> [WRITTEN EXERCISE] Leave out the pictures, then output the lines of the records below from the first through the one containing "xticks = [0, 20, 40, 60, 80, 100]".

- - - - - - -

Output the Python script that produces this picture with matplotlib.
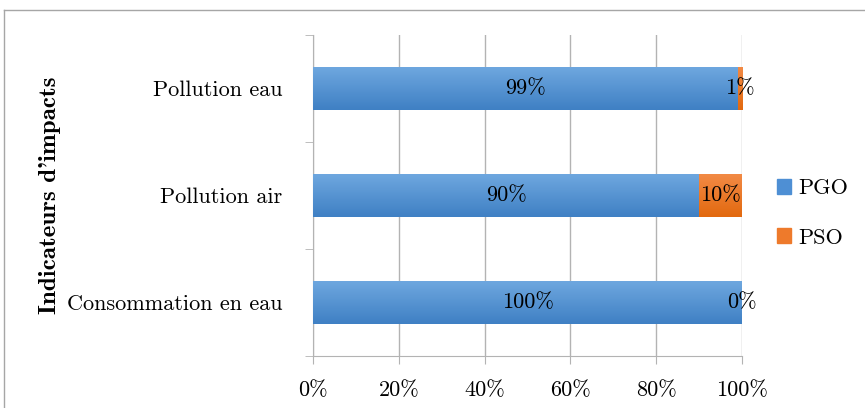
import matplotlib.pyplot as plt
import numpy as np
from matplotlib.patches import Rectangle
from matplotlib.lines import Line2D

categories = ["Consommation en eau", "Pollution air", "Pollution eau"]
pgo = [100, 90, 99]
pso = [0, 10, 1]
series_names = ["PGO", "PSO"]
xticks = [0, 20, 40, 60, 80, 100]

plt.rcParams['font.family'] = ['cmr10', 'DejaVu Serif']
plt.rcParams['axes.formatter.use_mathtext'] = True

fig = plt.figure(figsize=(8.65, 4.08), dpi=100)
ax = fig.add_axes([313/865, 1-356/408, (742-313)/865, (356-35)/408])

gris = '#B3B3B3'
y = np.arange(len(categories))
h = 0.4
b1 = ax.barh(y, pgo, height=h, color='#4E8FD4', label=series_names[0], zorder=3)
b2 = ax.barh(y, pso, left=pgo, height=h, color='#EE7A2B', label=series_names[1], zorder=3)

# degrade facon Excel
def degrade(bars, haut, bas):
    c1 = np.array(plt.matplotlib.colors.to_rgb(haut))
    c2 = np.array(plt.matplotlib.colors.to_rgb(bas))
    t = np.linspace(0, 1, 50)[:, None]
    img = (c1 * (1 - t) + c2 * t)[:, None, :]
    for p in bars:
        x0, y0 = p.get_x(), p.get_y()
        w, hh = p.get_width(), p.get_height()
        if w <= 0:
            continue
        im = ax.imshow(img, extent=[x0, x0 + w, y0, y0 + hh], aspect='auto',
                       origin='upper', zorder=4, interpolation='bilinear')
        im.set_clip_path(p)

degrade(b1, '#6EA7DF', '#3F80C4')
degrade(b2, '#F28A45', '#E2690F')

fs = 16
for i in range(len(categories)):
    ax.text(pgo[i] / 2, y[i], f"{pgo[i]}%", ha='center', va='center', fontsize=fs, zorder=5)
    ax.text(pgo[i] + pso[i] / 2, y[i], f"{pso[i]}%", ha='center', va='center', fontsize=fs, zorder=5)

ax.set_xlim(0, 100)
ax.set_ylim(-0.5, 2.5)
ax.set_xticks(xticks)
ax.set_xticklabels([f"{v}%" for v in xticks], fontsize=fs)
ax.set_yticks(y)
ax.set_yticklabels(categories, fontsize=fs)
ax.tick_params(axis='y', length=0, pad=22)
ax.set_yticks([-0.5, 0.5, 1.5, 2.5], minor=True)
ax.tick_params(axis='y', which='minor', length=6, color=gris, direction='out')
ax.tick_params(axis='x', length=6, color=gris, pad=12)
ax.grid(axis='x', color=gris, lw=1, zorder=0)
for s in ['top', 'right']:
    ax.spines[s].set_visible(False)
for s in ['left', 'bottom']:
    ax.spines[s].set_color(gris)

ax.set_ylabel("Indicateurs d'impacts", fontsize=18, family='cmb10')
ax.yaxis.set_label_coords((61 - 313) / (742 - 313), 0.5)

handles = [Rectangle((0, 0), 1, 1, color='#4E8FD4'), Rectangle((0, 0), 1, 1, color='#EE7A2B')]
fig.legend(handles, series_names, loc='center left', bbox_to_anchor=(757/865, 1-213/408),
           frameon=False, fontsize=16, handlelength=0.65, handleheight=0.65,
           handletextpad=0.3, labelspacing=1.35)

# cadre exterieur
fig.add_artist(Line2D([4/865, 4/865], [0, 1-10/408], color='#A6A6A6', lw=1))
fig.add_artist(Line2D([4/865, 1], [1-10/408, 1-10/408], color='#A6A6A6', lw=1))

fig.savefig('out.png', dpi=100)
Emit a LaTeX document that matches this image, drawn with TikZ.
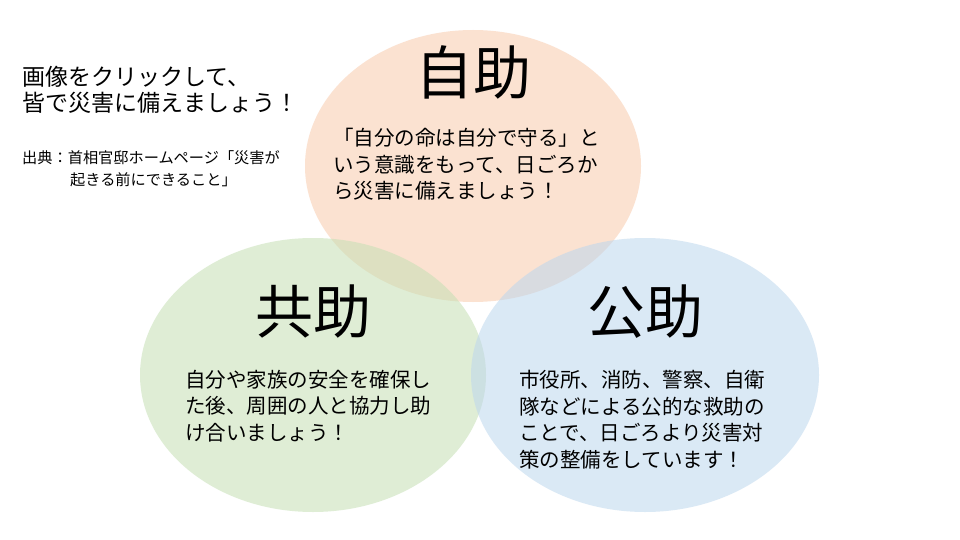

- - - - - - -

> [FULL RESPONSE]
Output the Python script that produces this picture with matplotlib.
import matplotlib.pyplot as plt
import numpy as np
from matplotlib.patches import Rectangle
from matplotlib.lines import Line2D

categories = ["Consommation en eau", "Pollution air", "Pollution eau"]
pgo = [100, 90, 99]
pso = [0, 10, 1]
series_names = ["PGO", "PSO"]
xticks = [0, 20, 40, 60, 80, 100]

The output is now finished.